> _DATA SUPPLIED_:
───

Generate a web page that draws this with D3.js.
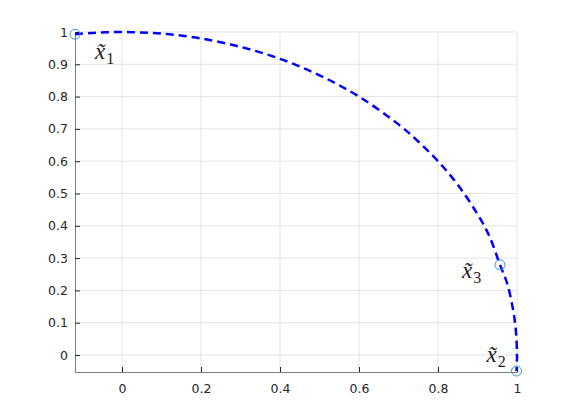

───

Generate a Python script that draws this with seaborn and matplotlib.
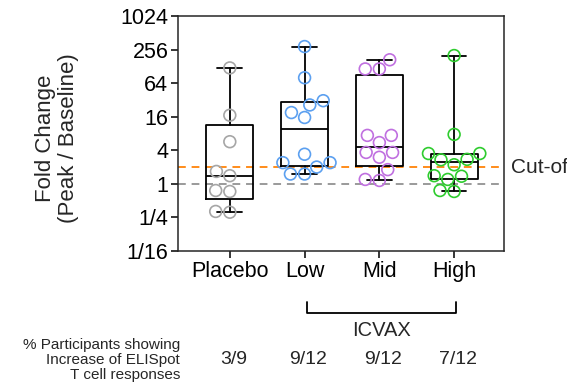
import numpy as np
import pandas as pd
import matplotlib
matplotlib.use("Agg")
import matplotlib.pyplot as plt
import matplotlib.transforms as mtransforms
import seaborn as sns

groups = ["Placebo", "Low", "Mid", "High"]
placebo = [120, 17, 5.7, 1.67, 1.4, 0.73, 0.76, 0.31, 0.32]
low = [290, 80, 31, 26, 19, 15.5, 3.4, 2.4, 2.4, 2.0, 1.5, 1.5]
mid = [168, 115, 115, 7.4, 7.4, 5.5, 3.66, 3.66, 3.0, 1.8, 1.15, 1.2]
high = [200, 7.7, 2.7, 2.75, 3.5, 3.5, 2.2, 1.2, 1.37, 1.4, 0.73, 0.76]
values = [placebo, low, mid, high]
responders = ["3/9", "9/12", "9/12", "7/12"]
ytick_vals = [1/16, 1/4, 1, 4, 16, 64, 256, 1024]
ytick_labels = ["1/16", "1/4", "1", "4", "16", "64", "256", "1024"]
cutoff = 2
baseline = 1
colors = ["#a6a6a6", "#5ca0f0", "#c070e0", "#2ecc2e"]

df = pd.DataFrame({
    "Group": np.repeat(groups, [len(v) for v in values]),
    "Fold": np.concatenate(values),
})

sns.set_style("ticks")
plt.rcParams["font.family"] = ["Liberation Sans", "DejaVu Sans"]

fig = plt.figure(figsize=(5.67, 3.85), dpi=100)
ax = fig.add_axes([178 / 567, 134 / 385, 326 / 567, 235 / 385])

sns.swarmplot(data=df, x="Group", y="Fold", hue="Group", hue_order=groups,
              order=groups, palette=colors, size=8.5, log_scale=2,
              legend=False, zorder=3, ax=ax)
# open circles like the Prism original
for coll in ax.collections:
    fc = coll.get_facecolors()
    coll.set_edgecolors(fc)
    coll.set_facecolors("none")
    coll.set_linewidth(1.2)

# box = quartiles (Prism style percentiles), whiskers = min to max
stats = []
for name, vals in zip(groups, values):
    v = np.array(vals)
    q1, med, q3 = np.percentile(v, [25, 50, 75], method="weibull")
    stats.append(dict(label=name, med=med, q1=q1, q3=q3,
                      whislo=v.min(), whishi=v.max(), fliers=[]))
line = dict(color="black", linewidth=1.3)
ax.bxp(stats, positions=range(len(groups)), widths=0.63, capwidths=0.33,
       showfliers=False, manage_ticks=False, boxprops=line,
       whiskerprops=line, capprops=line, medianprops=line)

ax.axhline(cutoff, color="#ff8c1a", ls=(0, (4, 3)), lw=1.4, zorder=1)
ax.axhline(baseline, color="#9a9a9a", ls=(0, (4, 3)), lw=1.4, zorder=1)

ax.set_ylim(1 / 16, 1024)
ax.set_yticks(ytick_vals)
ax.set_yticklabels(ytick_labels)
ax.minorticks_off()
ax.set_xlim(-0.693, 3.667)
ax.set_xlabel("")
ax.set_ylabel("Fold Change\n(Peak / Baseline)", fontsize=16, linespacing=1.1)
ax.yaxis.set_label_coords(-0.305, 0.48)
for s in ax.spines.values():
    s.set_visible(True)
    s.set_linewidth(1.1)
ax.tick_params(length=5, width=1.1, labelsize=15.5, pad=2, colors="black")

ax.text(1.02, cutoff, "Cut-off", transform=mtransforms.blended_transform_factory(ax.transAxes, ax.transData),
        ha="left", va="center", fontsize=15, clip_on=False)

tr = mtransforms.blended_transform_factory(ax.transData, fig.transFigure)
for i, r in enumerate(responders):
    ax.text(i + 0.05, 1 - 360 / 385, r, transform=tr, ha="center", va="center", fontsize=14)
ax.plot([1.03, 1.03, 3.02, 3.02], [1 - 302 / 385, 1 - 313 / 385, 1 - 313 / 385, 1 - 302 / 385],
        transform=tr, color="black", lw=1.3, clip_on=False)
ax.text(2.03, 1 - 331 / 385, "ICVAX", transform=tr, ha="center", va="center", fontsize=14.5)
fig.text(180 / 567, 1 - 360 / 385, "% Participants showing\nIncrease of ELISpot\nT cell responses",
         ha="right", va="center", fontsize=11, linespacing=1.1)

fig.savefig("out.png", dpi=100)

───

> _EXERCISE GOAL_: Each line that holds the string "with" counts once; give the total and nothing else.

> _FINISHED TASK_: 2